## AIM OF THE EXERCISE
Reproduce exactly the lines starting at the line that contains "Write a Python" and ending at the line that contains "plt.rcParams['font.family'] = ['Lato', 'DejaVu". Omit pictures.

start

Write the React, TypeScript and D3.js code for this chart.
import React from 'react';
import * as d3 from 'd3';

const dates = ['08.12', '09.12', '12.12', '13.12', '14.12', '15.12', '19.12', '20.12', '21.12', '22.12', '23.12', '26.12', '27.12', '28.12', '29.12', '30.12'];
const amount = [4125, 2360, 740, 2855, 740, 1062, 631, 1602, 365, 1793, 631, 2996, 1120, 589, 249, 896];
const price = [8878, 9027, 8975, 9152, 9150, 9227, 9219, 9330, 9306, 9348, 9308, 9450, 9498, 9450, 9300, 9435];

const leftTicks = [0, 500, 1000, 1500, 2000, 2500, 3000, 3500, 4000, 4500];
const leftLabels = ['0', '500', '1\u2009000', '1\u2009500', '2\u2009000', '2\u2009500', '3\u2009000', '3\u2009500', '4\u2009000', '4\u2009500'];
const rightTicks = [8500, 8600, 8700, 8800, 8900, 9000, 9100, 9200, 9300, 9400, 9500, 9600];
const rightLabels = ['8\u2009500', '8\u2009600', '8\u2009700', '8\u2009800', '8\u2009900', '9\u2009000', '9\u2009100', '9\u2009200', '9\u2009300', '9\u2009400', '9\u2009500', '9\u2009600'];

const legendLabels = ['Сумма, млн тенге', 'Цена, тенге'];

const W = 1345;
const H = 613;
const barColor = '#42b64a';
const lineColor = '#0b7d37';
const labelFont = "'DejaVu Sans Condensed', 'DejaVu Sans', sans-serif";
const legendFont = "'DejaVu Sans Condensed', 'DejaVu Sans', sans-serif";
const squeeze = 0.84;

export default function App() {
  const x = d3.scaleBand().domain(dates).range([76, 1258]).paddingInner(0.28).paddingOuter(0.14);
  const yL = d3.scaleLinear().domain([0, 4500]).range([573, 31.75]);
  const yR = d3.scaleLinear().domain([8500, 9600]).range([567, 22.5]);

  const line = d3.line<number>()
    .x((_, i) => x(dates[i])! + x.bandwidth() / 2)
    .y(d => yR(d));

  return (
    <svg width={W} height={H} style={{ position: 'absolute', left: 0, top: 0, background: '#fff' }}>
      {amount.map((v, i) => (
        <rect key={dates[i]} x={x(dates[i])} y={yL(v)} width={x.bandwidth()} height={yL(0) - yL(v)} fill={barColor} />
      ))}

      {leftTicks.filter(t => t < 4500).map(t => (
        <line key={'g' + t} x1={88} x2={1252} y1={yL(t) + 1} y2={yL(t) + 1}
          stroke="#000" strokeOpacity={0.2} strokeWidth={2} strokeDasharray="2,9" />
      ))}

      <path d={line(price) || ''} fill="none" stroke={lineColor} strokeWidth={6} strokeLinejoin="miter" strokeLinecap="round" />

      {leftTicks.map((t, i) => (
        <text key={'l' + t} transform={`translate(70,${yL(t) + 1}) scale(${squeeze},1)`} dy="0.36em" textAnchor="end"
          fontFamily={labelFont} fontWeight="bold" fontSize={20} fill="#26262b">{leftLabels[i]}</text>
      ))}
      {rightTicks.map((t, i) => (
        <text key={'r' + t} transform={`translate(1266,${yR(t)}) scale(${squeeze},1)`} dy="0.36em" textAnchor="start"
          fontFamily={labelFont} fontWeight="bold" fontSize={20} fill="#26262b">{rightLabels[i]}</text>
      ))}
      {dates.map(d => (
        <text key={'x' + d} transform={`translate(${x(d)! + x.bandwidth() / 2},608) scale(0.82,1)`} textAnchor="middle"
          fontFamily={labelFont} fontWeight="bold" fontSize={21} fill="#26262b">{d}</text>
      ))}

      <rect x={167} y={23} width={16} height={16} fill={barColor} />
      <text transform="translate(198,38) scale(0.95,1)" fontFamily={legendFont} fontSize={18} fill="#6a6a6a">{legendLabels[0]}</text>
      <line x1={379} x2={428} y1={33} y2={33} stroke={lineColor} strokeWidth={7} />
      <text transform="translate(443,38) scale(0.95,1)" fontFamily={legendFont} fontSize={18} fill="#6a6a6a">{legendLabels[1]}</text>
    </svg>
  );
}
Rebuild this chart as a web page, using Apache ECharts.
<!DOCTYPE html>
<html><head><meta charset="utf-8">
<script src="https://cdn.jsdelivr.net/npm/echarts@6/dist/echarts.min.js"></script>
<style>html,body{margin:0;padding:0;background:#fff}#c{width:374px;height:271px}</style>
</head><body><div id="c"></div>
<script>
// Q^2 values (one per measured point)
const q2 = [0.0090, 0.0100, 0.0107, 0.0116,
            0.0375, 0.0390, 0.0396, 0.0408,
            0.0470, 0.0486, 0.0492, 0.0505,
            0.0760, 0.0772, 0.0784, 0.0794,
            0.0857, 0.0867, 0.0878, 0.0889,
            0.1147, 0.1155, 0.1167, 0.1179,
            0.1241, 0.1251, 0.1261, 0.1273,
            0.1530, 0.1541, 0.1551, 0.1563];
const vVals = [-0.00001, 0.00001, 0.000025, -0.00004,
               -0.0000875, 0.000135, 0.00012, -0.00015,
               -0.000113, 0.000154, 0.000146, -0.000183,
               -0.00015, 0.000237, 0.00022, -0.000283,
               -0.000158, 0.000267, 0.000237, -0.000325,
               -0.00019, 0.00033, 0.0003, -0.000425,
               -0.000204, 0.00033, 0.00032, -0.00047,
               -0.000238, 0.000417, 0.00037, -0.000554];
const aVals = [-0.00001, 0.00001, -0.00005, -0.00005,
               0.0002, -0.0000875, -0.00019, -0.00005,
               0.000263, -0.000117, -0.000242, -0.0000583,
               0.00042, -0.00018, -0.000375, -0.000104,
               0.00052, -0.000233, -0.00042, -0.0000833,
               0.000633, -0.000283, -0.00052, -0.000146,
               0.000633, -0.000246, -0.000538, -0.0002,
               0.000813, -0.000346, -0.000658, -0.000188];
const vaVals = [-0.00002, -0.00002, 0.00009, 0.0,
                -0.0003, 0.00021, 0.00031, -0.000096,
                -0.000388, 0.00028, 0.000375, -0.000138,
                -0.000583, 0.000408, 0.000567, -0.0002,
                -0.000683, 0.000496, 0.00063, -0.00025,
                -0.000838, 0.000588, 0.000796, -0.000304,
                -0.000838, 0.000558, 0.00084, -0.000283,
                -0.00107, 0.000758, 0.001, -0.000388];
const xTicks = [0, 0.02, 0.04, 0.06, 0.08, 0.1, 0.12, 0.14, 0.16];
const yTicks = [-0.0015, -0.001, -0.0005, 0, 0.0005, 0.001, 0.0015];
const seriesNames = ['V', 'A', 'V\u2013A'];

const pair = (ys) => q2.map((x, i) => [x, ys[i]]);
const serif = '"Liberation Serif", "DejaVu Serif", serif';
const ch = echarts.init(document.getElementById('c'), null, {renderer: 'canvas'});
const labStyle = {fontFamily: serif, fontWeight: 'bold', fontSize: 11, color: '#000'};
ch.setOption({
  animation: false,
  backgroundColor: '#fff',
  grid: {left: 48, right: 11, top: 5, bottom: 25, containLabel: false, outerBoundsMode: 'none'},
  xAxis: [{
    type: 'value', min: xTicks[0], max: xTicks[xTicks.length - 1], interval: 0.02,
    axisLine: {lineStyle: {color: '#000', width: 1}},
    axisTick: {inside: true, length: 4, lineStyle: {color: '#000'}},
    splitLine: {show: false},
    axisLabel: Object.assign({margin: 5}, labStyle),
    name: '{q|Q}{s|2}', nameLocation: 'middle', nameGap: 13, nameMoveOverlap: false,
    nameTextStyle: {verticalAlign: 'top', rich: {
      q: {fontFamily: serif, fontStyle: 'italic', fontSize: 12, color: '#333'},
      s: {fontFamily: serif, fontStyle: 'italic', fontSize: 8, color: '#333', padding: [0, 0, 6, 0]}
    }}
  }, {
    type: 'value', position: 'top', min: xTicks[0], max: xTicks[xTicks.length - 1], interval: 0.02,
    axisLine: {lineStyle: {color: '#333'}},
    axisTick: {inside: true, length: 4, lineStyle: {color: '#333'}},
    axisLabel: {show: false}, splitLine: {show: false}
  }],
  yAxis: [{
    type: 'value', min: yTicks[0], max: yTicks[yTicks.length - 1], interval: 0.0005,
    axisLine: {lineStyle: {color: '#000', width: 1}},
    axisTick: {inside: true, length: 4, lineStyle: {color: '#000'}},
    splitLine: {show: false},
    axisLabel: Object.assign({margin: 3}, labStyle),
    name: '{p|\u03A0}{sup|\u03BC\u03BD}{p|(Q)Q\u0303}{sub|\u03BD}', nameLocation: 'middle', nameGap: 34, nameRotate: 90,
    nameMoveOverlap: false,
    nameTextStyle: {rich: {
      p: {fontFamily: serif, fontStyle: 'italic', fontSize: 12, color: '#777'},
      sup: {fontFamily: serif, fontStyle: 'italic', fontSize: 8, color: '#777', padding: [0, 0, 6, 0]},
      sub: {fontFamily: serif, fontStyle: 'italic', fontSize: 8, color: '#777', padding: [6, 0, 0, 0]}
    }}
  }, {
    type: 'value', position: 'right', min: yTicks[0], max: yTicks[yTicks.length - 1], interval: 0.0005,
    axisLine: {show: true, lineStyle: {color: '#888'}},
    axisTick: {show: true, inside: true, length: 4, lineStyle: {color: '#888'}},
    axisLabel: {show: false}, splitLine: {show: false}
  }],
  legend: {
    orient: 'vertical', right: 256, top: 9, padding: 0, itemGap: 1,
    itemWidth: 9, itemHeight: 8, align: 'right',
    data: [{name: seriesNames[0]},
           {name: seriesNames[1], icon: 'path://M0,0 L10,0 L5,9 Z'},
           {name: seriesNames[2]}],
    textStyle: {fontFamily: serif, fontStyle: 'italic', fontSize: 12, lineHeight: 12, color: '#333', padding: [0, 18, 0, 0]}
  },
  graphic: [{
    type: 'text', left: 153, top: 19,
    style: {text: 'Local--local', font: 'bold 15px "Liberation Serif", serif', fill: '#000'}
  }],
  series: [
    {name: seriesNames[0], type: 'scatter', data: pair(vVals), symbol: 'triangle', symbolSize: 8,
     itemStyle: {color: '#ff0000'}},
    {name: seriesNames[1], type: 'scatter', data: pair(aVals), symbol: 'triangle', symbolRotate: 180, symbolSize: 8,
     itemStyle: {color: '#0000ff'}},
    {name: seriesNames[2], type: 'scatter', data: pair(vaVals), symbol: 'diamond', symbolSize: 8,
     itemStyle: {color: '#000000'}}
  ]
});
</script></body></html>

end
start

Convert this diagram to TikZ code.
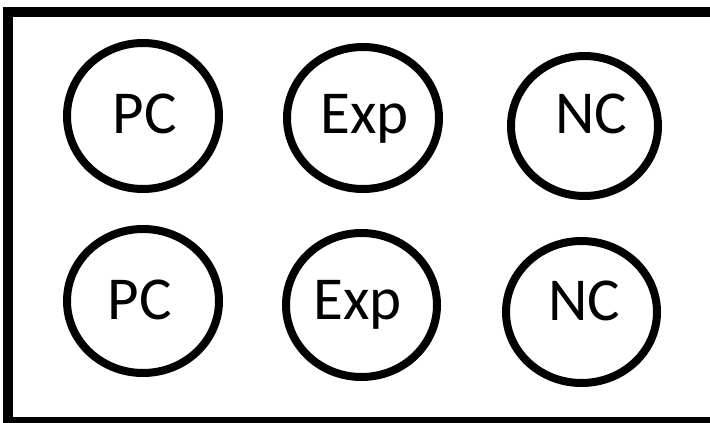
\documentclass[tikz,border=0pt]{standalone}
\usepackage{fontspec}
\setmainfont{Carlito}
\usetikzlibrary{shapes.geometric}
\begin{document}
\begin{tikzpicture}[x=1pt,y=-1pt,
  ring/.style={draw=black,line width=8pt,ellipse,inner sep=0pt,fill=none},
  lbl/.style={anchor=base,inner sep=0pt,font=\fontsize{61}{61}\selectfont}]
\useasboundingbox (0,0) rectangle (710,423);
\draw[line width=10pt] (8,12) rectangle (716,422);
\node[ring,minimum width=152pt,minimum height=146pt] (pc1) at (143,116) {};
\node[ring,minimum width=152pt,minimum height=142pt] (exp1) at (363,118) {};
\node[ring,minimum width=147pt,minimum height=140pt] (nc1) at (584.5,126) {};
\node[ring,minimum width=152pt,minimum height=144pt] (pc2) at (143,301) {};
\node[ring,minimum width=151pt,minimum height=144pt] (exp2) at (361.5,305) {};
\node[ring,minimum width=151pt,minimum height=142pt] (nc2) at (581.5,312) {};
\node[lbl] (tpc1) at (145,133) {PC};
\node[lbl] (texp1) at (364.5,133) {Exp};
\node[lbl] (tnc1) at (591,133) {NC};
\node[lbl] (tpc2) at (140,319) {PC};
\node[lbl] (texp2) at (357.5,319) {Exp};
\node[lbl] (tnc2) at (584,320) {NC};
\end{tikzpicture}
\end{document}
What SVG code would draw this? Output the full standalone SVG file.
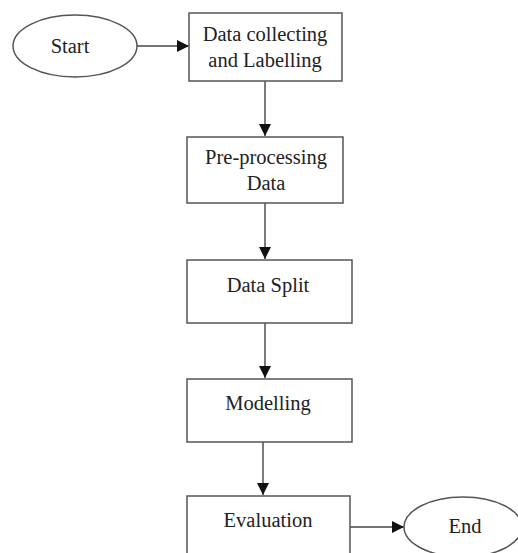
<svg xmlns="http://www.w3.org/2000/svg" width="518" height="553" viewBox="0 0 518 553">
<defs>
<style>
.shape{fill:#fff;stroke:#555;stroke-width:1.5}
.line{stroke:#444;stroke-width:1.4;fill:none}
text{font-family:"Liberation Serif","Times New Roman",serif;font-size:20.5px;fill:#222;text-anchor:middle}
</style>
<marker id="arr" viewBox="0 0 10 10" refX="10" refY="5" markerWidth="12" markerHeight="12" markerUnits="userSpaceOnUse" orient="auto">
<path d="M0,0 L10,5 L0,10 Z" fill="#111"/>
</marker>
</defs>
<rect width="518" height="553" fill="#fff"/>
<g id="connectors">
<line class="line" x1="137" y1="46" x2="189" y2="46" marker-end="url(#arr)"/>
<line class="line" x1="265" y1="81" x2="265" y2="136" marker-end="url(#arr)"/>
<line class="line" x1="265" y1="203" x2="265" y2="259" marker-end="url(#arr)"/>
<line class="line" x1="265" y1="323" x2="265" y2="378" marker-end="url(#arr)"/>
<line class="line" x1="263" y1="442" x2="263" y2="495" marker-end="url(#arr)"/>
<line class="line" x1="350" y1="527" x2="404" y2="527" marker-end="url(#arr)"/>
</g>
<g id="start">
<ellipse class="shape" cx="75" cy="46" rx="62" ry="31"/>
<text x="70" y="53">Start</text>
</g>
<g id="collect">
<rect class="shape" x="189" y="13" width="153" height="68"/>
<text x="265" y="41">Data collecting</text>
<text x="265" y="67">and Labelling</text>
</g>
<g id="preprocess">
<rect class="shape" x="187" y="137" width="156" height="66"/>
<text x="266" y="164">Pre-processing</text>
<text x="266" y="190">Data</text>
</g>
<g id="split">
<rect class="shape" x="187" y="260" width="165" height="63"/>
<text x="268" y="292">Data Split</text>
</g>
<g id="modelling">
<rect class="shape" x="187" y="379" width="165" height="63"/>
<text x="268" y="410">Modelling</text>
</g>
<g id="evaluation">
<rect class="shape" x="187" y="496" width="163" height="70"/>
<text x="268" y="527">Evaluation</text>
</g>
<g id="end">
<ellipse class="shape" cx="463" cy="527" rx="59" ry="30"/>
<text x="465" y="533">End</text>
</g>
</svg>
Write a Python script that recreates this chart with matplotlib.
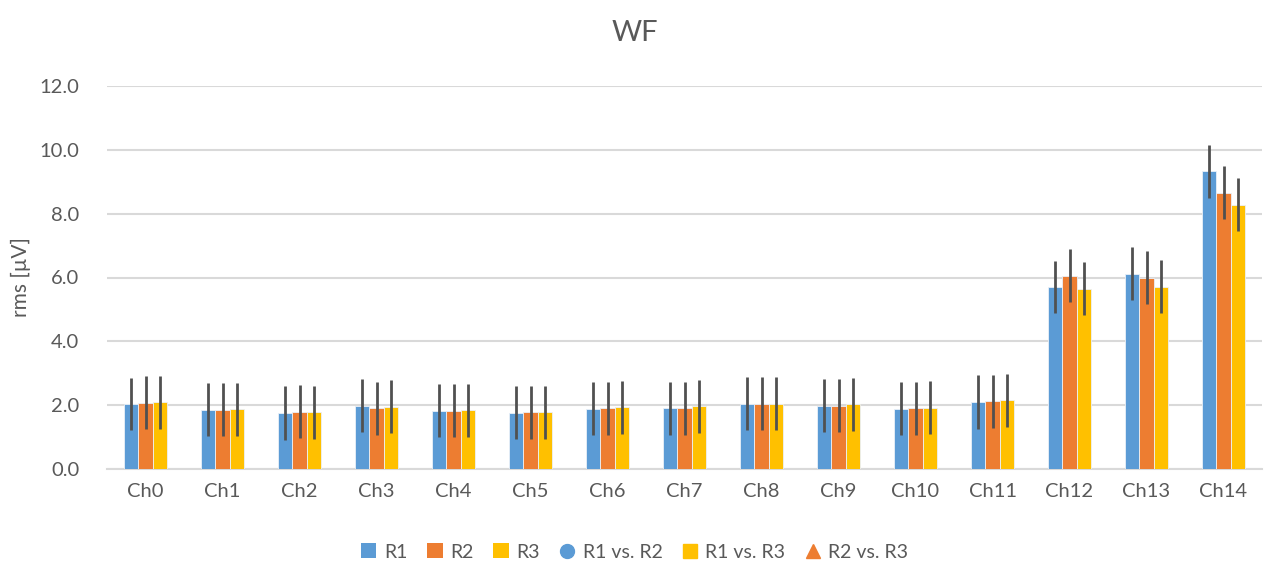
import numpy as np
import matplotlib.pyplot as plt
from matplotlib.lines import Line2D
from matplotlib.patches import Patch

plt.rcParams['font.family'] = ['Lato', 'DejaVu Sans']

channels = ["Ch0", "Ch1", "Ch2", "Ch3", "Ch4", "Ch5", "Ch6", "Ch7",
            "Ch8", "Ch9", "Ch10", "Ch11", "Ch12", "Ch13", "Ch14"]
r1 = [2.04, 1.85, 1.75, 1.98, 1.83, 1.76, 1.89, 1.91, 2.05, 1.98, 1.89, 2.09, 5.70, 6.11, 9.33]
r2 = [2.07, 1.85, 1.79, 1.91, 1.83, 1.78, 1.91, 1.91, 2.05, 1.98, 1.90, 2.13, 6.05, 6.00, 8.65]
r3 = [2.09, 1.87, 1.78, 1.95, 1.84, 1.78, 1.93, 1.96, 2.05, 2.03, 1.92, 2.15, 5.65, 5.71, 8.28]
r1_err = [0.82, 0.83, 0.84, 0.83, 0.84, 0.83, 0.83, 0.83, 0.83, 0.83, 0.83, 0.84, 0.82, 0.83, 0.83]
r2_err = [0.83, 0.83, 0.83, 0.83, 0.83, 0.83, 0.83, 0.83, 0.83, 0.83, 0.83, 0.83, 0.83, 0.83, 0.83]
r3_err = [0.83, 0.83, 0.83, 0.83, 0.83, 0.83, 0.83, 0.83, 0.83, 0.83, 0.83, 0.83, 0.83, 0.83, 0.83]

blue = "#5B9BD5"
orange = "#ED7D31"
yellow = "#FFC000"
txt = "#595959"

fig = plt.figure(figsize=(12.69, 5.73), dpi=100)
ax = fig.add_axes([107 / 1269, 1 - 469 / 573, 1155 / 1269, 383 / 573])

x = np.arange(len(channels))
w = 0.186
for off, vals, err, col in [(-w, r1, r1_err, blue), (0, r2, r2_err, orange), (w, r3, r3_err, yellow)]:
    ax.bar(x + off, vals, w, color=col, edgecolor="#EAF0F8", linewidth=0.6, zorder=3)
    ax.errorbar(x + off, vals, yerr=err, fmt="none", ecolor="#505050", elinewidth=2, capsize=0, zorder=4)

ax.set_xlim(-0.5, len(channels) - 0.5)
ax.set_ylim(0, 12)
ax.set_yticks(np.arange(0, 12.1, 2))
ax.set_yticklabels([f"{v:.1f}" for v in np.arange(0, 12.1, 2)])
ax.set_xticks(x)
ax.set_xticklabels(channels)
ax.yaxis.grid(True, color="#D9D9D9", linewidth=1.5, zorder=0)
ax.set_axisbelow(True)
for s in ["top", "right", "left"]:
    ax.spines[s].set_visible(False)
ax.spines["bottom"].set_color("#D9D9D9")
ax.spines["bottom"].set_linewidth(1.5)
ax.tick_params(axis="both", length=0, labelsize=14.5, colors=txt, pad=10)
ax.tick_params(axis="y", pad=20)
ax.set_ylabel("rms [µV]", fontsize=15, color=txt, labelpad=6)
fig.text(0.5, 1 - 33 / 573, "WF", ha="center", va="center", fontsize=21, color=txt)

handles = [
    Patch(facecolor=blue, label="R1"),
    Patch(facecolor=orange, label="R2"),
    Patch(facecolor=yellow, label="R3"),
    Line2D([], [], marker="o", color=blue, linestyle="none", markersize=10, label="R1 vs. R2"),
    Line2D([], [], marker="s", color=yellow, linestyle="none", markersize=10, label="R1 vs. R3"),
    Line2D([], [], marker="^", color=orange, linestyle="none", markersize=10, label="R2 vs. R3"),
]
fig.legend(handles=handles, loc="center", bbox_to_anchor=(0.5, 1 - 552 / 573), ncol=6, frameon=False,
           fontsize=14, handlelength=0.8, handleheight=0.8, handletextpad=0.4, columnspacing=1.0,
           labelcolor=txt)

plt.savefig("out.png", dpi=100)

end

## THE REPLY
Write a Python script that recreates this chart with matplotlib.
import numpy as np
import matplotlib.pyplot as plt
from matplotlib.lines import Line2D
from matplotlib.patches import Patch

plt.rcParams['font.family'] = ['Lato', 'DejaVu Sans']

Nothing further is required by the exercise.